WHAT IS EXPECTED: Give the listing again exactly, omitting its images.
----
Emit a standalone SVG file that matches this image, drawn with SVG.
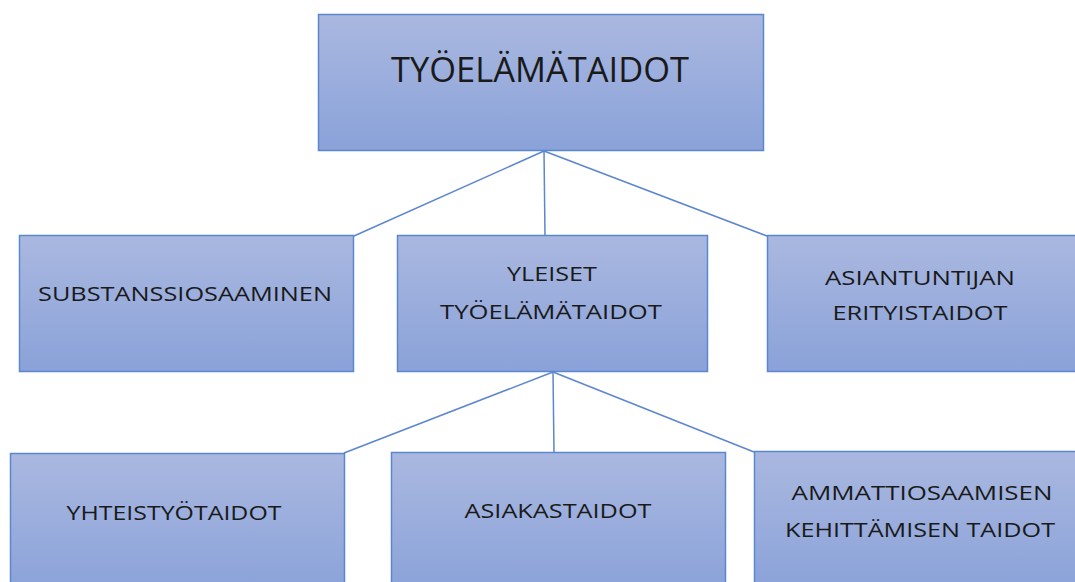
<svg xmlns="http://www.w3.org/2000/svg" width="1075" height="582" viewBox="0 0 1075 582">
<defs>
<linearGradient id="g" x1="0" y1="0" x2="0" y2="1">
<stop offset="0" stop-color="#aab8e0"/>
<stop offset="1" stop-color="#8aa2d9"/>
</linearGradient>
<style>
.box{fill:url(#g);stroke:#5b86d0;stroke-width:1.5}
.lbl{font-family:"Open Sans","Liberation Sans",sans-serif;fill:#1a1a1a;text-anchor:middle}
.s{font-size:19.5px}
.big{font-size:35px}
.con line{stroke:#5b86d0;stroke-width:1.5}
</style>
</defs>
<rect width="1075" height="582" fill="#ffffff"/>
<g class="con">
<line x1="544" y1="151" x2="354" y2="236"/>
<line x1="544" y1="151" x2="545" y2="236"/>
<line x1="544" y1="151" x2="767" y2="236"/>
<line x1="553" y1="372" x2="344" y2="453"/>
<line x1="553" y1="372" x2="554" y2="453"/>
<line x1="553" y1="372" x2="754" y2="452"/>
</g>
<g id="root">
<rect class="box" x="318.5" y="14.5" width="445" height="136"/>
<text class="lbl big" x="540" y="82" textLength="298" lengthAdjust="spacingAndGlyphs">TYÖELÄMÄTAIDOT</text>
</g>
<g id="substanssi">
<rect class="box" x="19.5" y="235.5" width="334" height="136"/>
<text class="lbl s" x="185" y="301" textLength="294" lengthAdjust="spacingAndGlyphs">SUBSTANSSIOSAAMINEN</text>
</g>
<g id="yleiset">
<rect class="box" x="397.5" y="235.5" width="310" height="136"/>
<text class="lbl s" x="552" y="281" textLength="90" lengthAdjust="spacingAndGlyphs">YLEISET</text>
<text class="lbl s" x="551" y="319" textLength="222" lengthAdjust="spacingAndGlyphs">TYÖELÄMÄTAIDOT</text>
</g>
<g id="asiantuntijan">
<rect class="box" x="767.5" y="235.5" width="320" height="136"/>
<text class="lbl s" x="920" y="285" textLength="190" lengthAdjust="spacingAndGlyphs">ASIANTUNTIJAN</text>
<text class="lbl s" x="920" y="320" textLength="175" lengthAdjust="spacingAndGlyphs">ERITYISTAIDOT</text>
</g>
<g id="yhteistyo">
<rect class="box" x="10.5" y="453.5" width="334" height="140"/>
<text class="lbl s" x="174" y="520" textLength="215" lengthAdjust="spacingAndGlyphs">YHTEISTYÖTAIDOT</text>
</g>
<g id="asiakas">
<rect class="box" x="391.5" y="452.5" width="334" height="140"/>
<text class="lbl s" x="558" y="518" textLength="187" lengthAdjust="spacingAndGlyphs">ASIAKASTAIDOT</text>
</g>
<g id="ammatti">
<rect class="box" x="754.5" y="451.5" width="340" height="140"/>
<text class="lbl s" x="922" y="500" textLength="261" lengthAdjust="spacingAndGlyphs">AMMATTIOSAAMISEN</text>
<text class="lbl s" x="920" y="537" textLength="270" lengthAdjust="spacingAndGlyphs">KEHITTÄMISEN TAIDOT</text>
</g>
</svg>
----
SOLUTION:
Emit a standalone SVG file that matches this image, drawn with SVG.
<svg xmlns="http://www.w3.org/2000/svg" width="1075" height="582" viewBox="0 0 1075 582">
<defs>
<linearGradient id="g" x1="0" y1="0" x2="0" y2="1">
<stop offset="0" stop-color="#aab8e0"/>
<stop offset="1" stop-color="#8aa2d9"/>
</linearGradient>
<style>
.box{fill:url(#g);stroke:#5b86d0;stroke-width:1.5}
.lbl{font-family:"Open Sans","Liberation Sans",sans-serif;fill:#1a1a1a;text-anchor:middle}
.s{font-size:19.5px}
.big{font-size:35px}
.con line{stroke:#5b86d0;stroke-width:1.5}
</style>
</defs>
<rect width="1075" height="582" fill="#ffffff"/>
<g class="con">
<line x1="544" y1="151" x2="354" y2="236"/>
<line x1="544" y1="151" x2="545" y2="236"/>
<line x1="544" y1="151" x2="767" y2="236"/>
<line x1="553" y1="372" x2="344" y2="453"/>
<line x1="553" y1="372" x2="554" y2="453"/>
<line x1="553" y1="372" x2="754" y2="452"/>
</g>
<g id="root">
<rect class="box" x="318.5" y="14.5" width="445" height="136"/>
<text class="lbl big" x="540" y="82" textLength="298" lengthAdjust="spacingAndGlyphs">TYÖELÄMÄTAIDOT</text>
</g>
<g id="substanssi">
<rect class="box" x="19.5" y="235.5" width="334" height="136"/>
<text class="lbl s" x="185" y="301" textLength="294" lengthAdjust="spacingAndGlyphs">SUBSTANSSIOSAAMINEN</text>
</g>
<g id="yleiset">
<rect class="box" x="397.5" y="235.5" width="310" height="136"/>
<text class="lbl s" x="552" y="281" textLength="90" lengthAdjust="spacingAndGlyphs">YLEISET</text>
<text class="lbl s" x="551" y="319" textLength="222" lengthAdjust="spacingAndGlyphs">TYÖELÄMÄTAIDOT</text>
</g>
<g id="asiantuntijan">
<rect class="box" x="767.5" y="235.5" width="320" height="136"/>
<text class="lbl s" x="920" y="285" textLength="190" lengthAdjust="spacingAndGlyphs">ASIANTUNTIJAN</text>
<text class="lbl s" x="920" y="320" textLength="175" lengthAdjust="spacingAndGlyphs">ERITYISTAIDOT</text>
</g>
<g id="yhteistyo">
<rect class="box" x="10.5" y="453.5" width="334" height="140"/>
<text class="lbl s" x="174" y="520" textLength="215" lengthAdjust="spacingAndGlyphs">YHTEISTYÖTAIDOT</text>
</g>
<g id="asiakas">
<rect class="box" x="391.5" y="452.5" width="334" height="140"/>
<text class="lbl s" x="558" y="518" textLength="187" lengthAdjust="spacingAndGlyphs">ASIAKASTAIDOT</text>
</g>
<g id="ammatti">
<rect class="box" x="754.5" y="451.5" width="340" height="140"/>
<text class="lbl s" x="922" y="500" textLength="261" lengthAdjust="spacingAndGlyphs">AMMATTIOSAAMISEN</text>
<text class="lbl s" x="920" y="537" textLength="270" lengthAdjust="spacingAndGlyphs">KEHITTÄMISEN TAIDOT</text>
</g>
</svg>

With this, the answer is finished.